‘Measuring measurable:’ Baylor Researchers Earn Grant to Test Spiritual Impact of Art


  • Full-Size Image: Schnitker

    Sarah Schnitker, Ph.D., associate professor of psychology and neuroscience at Baylor University

  • Full-Size Image: Wade Rowatt

    Wade Rowatt, Ph.D., professor of psychology and neuroscience at Baylor University

Psychology and neuroscience professors seek to isolate how artistic encounters impact spiritual awareness, compassion and empathy

By Derek Smith, Baylor University Marketing & Communications

WACO, Texas (Sept. 17, 2020) – What takes place inside a person when they encounter beautiful pieces of art? While most people would acknowledge being moved by aesthetic and artistic beauty, the changes sparked by such an engagement seem beyond the realm of measurement. Two Baylor psychology and neuroscience researchers, however, are working to change that.

Baylor researchers Sarah Schnitker, Ph.D., associate professor of psychology, and Wade Rowett, Ph.D., professor of psychology, along with Kutter Callaway, Ph.D., associate professor of theology and culture at Fuller Theological Seminary, have earned a grant from the Templeton Religious Trust (TRT) to create a theoretical model to quantify, in psychological terms, the functional impact of art. The $234,499.95 grant, awarded through TRT’s “Art Seeking Understanding” research focus, will support interdisciplinary research. The research process it supports will combine scientific methods in human behavior and cognition, experimental psychology, art studies and theology to develop a model for the systematic testing of the ways art promotes spiritual understanding and facilitates human virtues like empathy, compassion and more.

“The big-picture idea is that human beings can learn things through aesthetic artistic encounters that are unique, that impact us in a different way than reading a book or listening to a podcast,” Schnitker said. “There is something about this engagement that uniquely affects us, especially as it relates to what we might call spiritual understanding. We want to isolate what it is about encountering a piece like the ‘Mona Lisa’ or a beautiful building like the National Cathedral that sparks something inside a person and can impact the ways they perceive God.”

The title of the research project — Measuring the (Im)measurable: A Psychological Model of the “Something More” that Humans Encounter in and through Art — highlights the challenge. To account for the wide array of subtle artistic and personally subjective qualities that can impact a person’s experience with a piece of art, researchers will use experimental psychology measurement methods and a variety of visual artistic pieces designed to isolate how different types of visual composition can spark different feelings or attitudes inside an individual.

Visual art will serve as the anchor for the research. An artist will be commissioned to take photographs of both high artistic value and less artistic value to enable researchers to measure reactions to photographs of different aesthetic quality. For instance, the “golden spiral” is a balanced composition guide that helps lead the viewer throughout a photo and is considered pleasing to the viewer. Some photographs will be constructed with golden spiral characteristics, while others will not be composed with this or other aesthetic methods.

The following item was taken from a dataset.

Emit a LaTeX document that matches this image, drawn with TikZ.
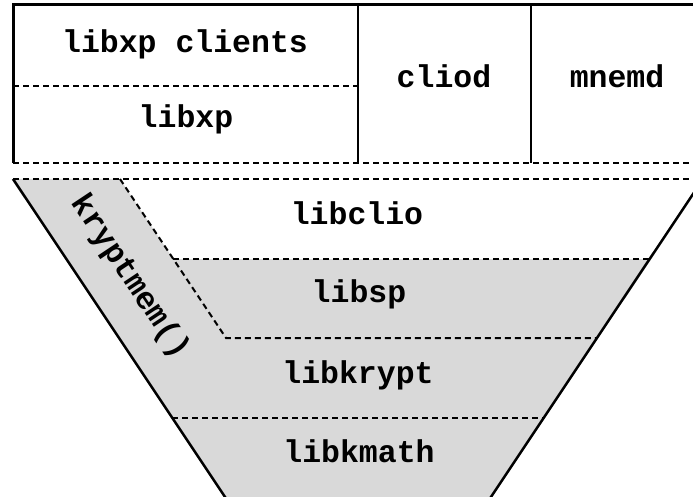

As research participants view the pictures, they will answer questions designed to gauge their perspective, empathy, abstraction, feelings of transcendence, compassion and more. Photos of various artistic quality will enable researchers to compare the answers and search for differences based on encounters with photos of higher versus lesser artistry. Research methods based in social cognition and human perception also will account for individual preconceptions, framing, artistic backgrounds, religious backgrounds and more.

“There seems to be something about art in different forms that helps people process things or gain insights they would not receive from just reading or thinking. But with art, it is difficult to get something objective,” Rowatt said. “As psychologists, we design studies to test broad theories, but with testable predictions. “So, we might ask a question like, ‘Does engagement with the arts increase perspective-taking, empathy or a sense of connectedness?’ Or, we could test something more specific, like the way a particular photo facilitates the processing of grief in ways that other forms of processing cannot.

“We are trying to figure out how it facilitates understanding, insight or something deeper than that.”

The project is further designed to examine a person’s perception of the Divine when experiencing art, and aspects of the research will seek to glean explicitly religious insights. Many questions will focus on the participant’s beliefs about various aspects of God and measure how those shift after engagements with artistically composed photos. However, Schnitker said that the research is designed to study what can be measured through psychological science: people.

“We’re not in the business of measuring God or another person’s spiritual activity,” Schnitker said, “but we can measure what is taking place for that person as they engage with art. We can measure how they respond emotionally, physiologically and more.”

The pilot phase of the research begins this fall. Templeton Religious Trust later will award larger grants from a pool of grants that includes Baylor’s research team.